Nearshoring Advantage: Why Nordic Exporters Are Partnering with Baltic Manufacturers

Amid persistent supply chain uncertainty and rising production costs, Nordic manufacturers are increasingly looking east — not far, but across the Baltic Sea. Nearshoring production to Estonia, Latvia, and Lithuania has become a strategic move, offering a mix of cost efficiency, skilled labor, and logistical speed.
 
In 2024, average gross monthly wages in the Baltic states were:
– Lithuania: €1,900 (↑10.4%)
– Latvia: €1,630 (↑11.4%)
– Estonia: €1,960 (↑8.8%)
 
By comparison, average wages in Nordic countries were nearly double:
– Sweden: €3,800
– Finland: €3,700
– Denmark: €5,200
– Norway: €5,600
 
Despite recent wage growth in the Baltics, the gap remains significant — and so does the opportunity.
 
For Nordic exporters in labor-intensive sectors like furniture, electronics assembly, and metal components, shifting production or supply partnerships to the Baltics can cut labor costs by 40–60%, depending on the sector. Just as importantly, production stays within the EU customs zone, easing compliance and documentation.
 
Lead times are another advantage. Products moved by road between Vilnius and Stockholm or Riga and Helsinki typically arrive within 24–48 hours — far faster than shipments from Asia.
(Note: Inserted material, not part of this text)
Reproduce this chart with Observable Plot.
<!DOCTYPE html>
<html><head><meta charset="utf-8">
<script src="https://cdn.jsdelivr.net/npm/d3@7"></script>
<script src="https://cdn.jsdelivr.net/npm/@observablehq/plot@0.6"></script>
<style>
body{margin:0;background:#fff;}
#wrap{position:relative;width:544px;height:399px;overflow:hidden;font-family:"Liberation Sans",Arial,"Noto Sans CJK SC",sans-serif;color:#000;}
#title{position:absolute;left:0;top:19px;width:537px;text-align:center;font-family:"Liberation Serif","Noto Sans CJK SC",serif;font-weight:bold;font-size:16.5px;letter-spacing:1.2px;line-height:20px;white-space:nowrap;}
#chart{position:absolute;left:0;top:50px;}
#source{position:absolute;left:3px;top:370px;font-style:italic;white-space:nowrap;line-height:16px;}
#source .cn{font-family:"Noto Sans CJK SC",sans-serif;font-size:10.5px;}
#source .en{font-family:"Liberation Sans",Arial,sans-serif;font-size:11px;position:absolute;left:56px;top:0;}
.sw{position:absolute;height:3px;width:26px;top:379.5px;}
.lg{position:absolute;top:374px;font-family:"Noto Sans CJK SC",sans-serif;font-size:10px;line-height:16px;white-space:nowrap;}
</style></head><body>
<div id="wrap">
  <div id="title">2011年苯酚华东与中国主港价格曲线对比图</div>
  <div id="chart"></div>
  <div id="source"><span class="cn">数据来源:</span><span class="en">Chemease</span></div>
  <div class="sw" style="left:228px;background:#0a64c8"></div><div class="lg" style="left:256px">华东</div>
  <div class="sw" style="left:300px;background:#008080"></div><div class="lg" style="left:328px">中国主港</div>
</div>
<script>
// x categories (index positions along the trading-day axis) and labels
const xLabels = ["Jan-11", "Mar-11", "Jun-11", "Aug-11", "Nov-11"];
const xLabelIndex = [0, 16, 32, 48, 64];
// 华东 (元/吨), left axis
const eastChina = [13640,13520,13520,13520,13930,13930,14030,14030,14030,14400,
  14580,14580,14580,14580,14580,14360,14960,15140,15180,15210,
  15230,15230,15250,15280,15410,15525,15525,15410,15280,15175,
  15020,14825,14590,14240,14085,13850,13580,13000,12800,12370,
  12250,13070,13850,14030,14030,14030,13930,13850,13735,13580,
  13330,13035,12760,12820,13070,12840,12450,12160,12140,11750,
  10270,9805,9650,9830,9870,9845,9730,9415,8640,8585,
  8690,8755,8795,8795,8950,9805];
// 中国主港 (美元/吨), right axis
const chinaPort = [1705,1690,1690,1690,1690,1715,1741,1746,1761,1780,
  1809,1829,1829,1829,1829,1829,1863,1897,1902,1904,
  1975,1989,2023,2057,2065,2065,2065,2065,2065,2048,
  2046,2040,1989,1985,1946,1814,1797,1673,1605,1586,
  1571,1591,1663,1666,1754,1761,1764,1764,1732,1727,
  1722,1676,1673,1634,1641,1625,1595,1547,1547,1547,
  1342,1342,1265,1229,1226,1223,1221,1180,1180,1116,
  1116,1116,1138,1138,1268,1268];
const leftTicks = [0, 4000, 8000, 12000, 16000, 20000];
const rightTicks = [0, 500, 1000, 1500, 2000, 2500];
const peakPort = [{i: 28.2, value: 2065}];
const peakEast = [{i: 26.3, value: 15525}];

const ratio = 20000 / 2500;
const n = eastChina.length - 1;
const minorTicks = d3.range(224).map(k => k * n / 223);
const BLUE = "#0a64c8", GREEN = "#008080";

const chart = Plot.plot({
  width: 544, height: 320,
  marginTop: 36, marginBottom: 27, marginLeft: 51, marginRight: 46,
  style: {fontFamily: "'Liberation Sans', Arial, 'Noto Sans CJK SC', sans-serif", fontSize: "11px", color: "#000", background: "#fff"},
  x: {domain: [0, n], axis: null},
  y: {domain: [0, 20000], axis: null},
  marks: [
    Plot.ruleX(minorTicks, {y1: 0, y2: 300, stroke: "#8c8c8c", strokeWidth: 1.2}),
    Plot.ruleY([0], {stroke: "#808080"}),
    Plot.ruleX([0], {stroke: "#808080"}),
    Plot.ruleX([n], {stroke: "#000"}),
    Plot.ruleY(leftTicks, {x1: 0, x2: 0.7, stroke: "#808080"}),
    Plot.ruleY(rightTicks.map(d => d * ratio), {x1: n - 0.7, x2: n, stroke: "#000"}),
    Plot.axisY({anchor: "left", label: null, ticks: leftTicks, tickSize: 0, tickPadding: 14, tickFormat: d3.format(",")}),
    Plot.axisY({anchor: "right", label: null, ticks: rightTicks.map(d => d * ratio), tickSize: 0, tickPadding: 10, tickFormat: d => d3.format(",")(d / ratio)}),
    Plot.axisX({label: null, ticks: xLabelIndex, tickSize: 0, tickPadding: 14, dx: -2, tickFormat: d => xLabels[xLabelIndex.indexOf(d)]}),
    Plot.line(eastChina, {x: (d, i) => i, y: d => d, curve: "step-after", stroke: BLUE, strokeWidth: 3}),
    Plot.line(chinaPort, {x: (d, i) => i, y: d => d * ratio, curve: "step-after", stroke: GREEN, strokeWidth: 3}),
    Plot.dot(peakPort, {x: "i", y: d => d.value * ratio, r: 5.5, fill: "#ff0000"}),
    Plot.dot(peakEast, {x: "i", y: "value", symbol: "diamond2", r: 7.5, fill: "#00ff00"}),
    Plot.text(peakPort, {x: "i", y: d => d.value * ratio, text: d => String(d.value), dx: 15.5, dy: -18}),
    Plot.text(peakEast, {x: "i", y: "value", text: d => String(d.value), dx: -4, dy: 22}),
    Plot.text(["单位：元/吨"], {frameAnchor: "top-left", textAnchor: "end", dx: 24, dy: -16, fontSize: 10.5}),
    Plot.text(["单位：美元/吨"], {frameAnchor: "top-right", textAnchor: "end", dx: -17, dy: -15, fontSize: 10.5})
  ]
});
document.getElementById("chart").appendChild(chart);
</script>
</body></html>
Baltic logistics hubs like the Port of Klaipėda and the Freeport of Riga have been investing in faster clearance and multimodal links, adding to the appeal.
 
Case in point: the number of Swedish and Finnish companies operating in Lithuania’s industrial zones has grown by over 25% since 2020, with Sweden now ranking among the top five foreign investors in Lithuanian manufacturing. In Latvia, exports of intermediate goods to Finland rose by 18% in 2024 alone, driven largely by increased sub-system assembly and cross-border supply contracts. This reflects a broader trend: Nordic firms are building out leaner, closer, and more reliable production chains across the Baltics.
 
For Baltic manufacturers, the wave of Nordic nearshoring is a growth opportunity. It encourages upskilling, investment in automation, and deeper integration into European value chains.
 
As 2025 unfolds, this cross-Baltic production model is gaining traction — not just for cost reasons, but as a strategic shift toward resilient, regionalized supply networks.